>> begin Dataset content

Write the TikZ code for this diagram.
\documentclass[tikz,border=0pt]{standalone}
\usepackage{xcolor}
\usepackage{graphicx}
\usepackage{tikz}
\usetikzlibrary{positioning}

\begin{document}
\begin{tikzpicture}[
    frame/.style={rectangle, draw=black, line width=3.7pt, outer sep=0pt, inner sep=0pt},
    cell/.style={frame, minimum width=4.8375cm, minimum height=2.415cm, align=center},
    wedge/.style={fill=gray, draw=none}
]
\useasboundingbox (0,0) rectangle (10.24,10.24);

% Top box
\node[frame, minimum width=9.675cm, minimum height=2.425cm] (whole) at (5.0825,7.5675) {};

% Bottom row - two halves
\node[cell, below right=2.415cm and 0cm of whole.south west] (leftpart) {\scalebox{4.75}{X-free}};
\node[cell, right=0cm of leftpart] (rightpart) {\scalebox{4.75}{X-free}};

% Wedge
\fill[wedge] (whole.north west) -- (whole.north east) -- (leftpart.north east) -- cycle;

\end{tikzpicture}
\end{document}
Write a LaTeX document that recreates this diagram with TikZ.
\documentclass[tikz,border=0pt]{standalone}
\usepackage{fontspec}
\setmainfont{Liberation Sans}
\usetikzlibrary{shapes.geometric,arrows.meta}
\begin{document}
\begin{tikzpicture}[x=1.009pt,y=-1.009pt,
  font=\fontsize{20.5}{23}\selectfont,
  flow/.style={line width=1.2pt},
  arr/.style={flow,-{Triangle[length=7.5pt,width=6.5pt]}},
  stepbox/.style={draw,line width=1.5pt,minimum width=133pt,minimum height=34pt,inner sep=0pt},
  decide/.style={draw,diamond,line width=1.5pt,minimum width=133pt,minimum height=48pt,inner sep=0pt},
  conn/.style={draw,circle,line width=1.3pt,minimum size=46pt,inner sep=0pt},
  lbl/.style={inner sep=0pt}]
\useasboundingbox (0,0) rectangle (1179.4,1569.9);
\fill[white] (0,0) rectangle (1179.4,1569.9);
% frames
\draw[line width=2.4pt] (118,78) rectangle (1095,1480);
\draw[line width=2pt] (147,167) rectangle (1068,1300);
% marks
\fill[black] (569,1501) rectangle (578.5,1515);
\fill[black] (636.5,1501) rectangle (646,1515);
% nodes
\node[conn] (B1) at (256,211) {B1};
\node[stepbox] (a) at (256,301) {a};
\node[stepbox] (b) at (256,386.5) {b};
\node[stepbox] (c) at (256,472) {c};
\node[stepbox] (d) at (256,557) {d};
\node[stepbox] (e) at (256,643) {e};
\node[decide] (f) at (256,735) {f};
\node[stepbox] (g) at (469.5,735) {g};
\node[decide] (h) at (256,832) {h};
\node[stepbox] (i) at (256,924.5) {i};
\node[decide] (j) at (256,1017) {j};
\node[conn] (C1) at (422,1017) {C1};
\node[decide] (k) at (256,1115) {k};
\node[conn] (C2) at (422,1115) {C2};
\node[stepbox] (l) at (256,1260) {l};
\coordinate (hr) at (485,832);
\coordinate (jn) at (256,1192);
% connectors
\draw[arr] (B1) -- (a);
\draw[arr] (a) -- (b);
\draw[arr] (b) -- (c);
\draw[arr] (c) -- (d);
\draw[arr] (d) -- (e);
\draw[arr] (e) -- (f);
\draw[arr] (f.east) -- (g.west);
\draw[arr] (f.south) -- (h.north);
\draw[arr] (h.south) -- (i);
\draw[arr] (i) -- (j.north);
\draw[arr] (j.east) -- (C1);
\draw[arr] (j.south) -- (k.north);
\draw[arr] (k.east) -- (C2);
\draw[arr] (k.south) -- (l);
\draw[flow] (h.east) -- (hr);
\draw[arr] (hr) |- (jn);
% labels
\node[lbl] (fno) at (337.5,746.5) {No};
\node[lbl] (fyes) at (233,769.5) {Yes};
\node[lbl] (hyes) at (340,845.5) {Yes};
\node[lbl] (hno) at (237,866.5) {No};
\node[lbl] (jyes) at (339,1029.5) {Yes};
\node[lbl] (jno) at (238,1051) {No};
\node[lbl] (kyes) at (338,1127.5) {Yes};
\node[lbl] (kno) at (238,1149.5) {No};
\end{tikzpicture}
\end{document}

>> end Dataset content

### Written request
Return exactly, please, the lines of the material from the first one down to and including the line where "minimum width=9.675cm, minimum" appears.

### Result of the exercise
Write the TikZ code for this diagram.
\documentclass[tikz,border=0pt]{standalone}
\usepackage{xcolor}
\usepackage{graphicx}
\usepackage{tikz}
\usetikzlibrary{positioning}

\begin{document}
\begin{tikzpicture}[
    frame/.style={rectangle, draw=black, line width=3.7pt, outer sep=0pt, inner sep=0pt},
    cell/.style={frame, minimum width=4.8375cm, minimum height=2.415cm, align=center},
    wedge/.style={fill=gray, draw=none}
]
\useasboundingbox (0,0) rectangle (10.24,10.24);

% Top box
\node[frame, minimum width=9.675cm, minimum height=2.425cm] (whole) at (5.0825,7.5675) {};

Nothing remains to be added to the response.